Cosmographic Hubble fits to the supernova data

The Hubble relation between distance and redshift is a purely cosmographic relation that depends only on the symmetries of a Friedmann-Lemaitre-Robertson-Walker spacetime, but does not intrinsically make any dynamical assumptions. This suggests that it should be possible to estimate the parameters defining the Hubble relation without making any dynamical assumptions. To test this idea, we perform a number of interrelated cosmographic fits to the $\mathtt{l}\mathtt{e}\mathtt{g}\mathtt{a}\mathtt{c}\mathtt{y}\mathtt{05}$ and $\mathtt{g}\mathtt{o}\mathtt{l}\mathtt{d}\mathtt{06}$ supernova data sets. Based on this supernova data, the “preponderance of evidence” certainly suggests an accelerating universe.

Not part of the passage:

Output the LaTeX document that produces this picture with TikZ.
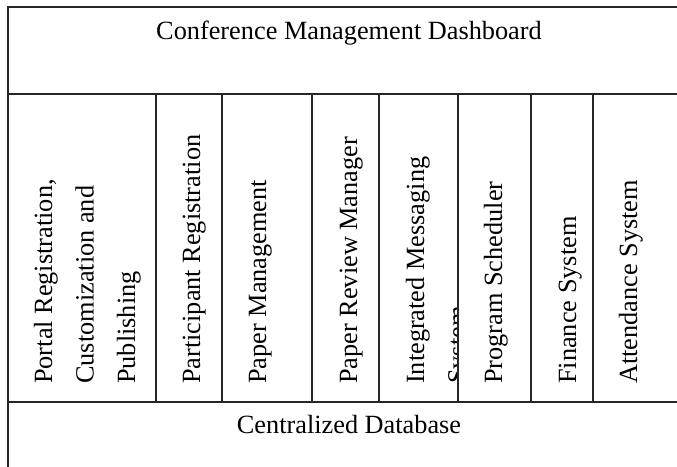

However, we would argue that (unless one uses additional dynamical and observational information) this conclusion is not currently supported “beyond reasonable doubt.” As part of the analysis we develop two particularly transparent graphical representations of the redshift-distance relation—representations in which acceleration versus deceleration reduces to the question of whether the relevant graph slopes up or down. Turning to the details of the cosmographic fits, three issues in particular concern us: First, the fitted value for the deceleration parameter changes significantly depending on whether one performs a ${\chi }^2$ fit to the luminosity distance, proper motion distance, angular diameter distance, or other suitable distance surrogate. Second, the fitted value for the deceleration parameter changes significantly depending on whether one uses the traditional redshift variable $z$ or what we shall argue is, on theoretical grounds, an improved parametrization $y=z/(1+z)$. Third, the published estimates for systematic uncertainties are sufficiently large that they certainly impact on, and to a large extent undermine, the usual purely statistical tests of significance. We conclude that the supernova data should be treated with some caution.

Figure 1

The normalized logarithm of the deceleration distance, $\ln (d_Q/[y\mathrm{Mpc}])$, as a function of the $y$ redshift using the $\mathtt{l}\mathtt{e}\mathtt{g}\mathtt{a}\mathtt{c}\mathtt{y}\mathtt{05}$ data set [1, 2].

Figure 2

The normalized logarithm of the photon flux distance, $\ln (d_F/[z\mathrm{Mpc}])$, as a function of the $z$ redshift using the $\mathtt{l}\mathtt{e}\mathtt{g}\mathtt{a}\mathtt{c}\mathtt{y}\mathtt{05}$ data set [1, 2].

Figure 3

The normalized logarithm of the deceleration distance, $\ln (d_Q/[y\mathrm{Mpc}])$, as a function of the $y$ redshift using the $\mathtt{g}\mathtt{o}\mathtt{l}\mathtt{d}\mathtt{06}$ data set [3, 4].

Figure 4

The normalized logarithm of the photon flux distance, $\ln (d_F/[z\mathrm{Mpc}])$, as a function of the $z$ redshift using the $\mathtt{g}\mathtt{o}\mathtt{l}\mathtt{d}\mathtt{06}$ data set [3, 4].